Directions for this task: Set down every entry word for word. Omit the pictures.

Records shown:
---*---

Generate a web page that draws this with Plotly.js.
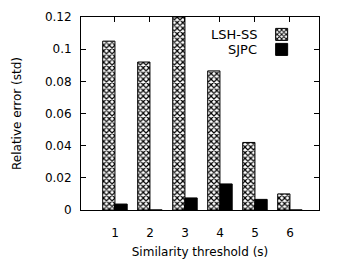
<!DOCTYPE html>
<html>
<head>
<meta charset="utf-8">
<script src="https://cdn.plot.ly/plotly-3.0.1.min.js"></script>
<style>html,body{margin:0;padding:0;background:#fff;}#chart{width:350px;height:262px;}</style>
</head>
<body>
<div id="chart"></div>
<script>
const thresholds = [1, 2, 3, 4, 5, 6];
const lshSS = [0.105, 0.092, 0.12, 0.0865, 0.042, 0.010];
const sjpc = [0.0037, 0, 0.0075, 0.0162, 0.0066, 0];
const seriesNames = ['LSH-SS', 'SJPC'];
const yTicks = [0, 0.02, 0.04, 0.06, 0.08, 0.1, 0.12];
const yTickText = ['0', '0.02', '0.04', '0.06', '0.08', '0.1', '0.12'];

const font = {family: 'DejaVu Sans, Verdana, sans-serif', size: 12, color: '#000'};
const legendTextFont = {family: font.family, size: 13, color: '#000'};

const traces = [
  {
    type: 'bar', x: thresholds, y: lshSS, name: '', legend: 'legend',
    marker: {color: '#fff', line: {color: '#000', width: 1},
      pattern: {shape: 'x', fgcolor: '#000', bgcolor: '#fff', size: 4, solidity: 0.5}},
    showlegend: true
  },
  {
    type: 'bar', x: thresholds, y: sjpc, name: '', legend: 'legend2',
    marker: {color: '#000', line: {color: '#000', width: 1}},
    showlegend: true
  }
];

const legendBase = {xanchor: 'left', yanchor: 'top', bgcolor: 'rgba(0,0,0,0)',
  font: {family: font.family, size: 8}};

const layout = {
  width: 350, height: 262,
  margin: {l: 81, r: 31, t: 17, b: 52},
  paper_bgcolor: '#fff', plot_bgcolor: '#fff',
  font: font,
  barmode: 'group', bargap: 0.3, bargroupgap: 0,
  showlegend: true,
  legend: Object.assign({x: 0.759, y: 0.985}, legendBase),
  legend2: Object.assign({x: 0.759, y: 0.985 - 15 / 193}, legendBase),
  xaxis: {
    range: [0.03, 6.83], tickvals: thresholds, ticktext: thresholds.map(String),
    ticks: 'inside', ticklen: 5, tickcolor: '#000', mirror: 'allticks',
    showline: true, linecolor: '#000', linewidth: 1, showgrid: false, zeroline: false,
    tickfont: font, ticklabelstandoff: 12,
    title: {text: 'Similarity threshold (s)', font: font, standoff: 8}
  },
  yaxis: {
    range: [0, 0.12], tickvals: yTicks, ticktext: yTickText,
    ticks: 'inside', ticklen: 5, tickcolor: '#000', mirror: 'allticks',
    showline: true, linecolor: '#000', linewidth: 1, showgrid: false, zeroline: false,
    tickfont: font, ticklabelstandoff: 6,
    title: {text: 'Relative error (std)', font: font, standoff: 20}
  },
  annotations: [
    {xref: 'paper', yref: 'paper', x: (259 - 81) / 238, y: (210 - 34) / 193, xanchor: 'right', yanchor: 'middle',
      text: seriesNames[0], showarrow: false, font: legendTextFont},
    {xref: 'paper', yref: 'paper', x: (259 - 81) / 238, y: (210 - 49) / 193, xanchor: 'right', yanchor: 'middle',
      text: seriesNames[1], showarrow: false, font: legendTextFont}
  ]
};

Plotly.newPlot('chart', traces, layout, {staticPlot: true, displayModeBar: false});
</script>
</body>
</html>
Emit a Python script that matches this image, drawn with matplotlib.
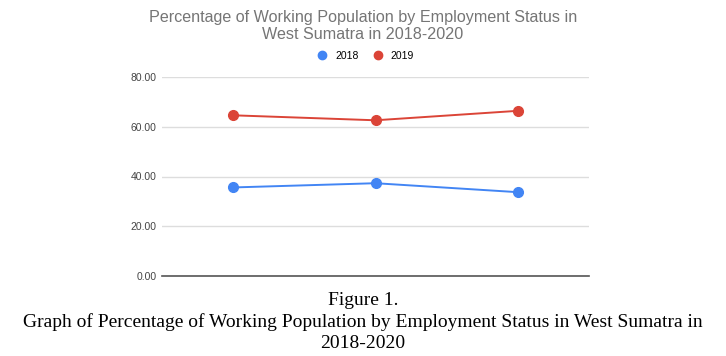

---*---

Answer to the task:
Generate a web page that draws this with Plotly.js.
<!DOCTYPE html>
<html>
<head>
<meta charset="utf-8">
<script src="https://cdn.plot.ly/plotly-3.0.1.min.js"></script>
<style>html,body{margin:0;padding:0;background:#fff;}#chart{width:350px;height:262px;}</style>
</head>
<body>
<div id="chart"></div>
<script>
const thresholds = [1, 2, 3, 4, 5, 6];
const lshSS = [0.105, 0.092, 0.12, 0.0865, 0.042, 0.010];
const sjpc = [0.0037, 0, 0.0075, 0.0162, 0.0066, 0];
const seriesNames = ['LSH-SS', 'SJPC'];
const yTicks = [0, 0.02, 0.04, 0.06, 0.08, 0.1, 0.12];
const yTickText = ['0', '0.02', '0.04', '0.06', '0.08', '0.1', '0.12'];

const font = {family: 'DejaVu Sans, Verdana, sans-serif', size: 12, color: '#000'};
const legendTextFont = {family: font.family, size: 13, color: '#000'};

const traces = [
  {
    type: 'bar', x: thresholds, y: lshSS, name: '', legend: 'legend',
    marker: {color: '#fff', line: {color: '#000', width: 1},
      pattern: {shape: 'x', fgcolor: '#000', bgcolor: '#fff', size: 4, solidity: 0.5}},
    showlegend: true
  },
  {
    type: 'bar', x: thresholds, y: sjpc, name: '', legend: 'legend2',
    marker: {color: '#000', line: {color: '#000', width: 1}},
    showlegend: true
  }
];

const legendBase = {xanchor: 'left', yanchor: 'top', bgcolor: 'rgba(0,0,0,0)',
  font: {family: font.family, size: 8}};

const layout = {
  width: 350, height: 262,
  margin: {l: 81, r: 31, t: 17, b: 52},
  paper_bgcolor: '#fff', plot_bgcolor: '#fff',
  font: font,
  barmode: 'group', bargap: 0.3, bargroupgap: 0,
  showlegend: true,
  legend: Object.assign({x: 0.759, y: 0.985}, legendBase),
  legend2: Object.assign({x: 0.759, y: 0.985 - 15 / 193}, legendBase),
  xaxis: {
    range: [0.03, 6.83], tickvals: thresholds, ticktext: thresholds.map(String),
    ticks: 'inside', ticklen: 5, tickcolor: '#000', mirror: 'allticks',
    showline: true, linecolor: '#000', linewidth: 1, showgrid: false, zeroline: false,
    tickfont: font, ticklabelstandoff: 12,
    title: {text: 'Similarity threshold (s)', font: font, standoff: 8}
  },
  yaxis: {
    range: [0, 0.12], tickvals: yTicks, ticktext: yTickText,
    ticks: 'inside', ticklen: 5, tickcolor: '#000', mirror: 'allticks',
    showline: true, linecolor: '#000', linewidth: 1, showgrid: false, zeroline: false,
    tickfont: font, ticklabelstandoff: 6,
    title: {text: 'Relative error (std)', font: font, standoff: 20}
  },
  annotations: [
    {xref: 'paper', yref: 'paper', x: (259 - 81) / 238, y: (210 - 34) / 193, xanchor: 'right', yanchor: 'middle',
      text: seriesNames[0], showarrow: false, font: legendTextFont},
    {xref: 'paper', yref: 'paper', x: (259 - 81) / 238, y: (210 - 49) / 193, xanchor: 'right', yanchor: 'middle',
      text: seriesNames[1], showarrow: false, font: legendTextFont}
  ]
};

Plotly.newPlot('chart', traces, layout, {staticPlot: true, displayModeBar: false});
</script>
</body>
</html>
Emit a Python script that matches this image, drawn with matplotlib.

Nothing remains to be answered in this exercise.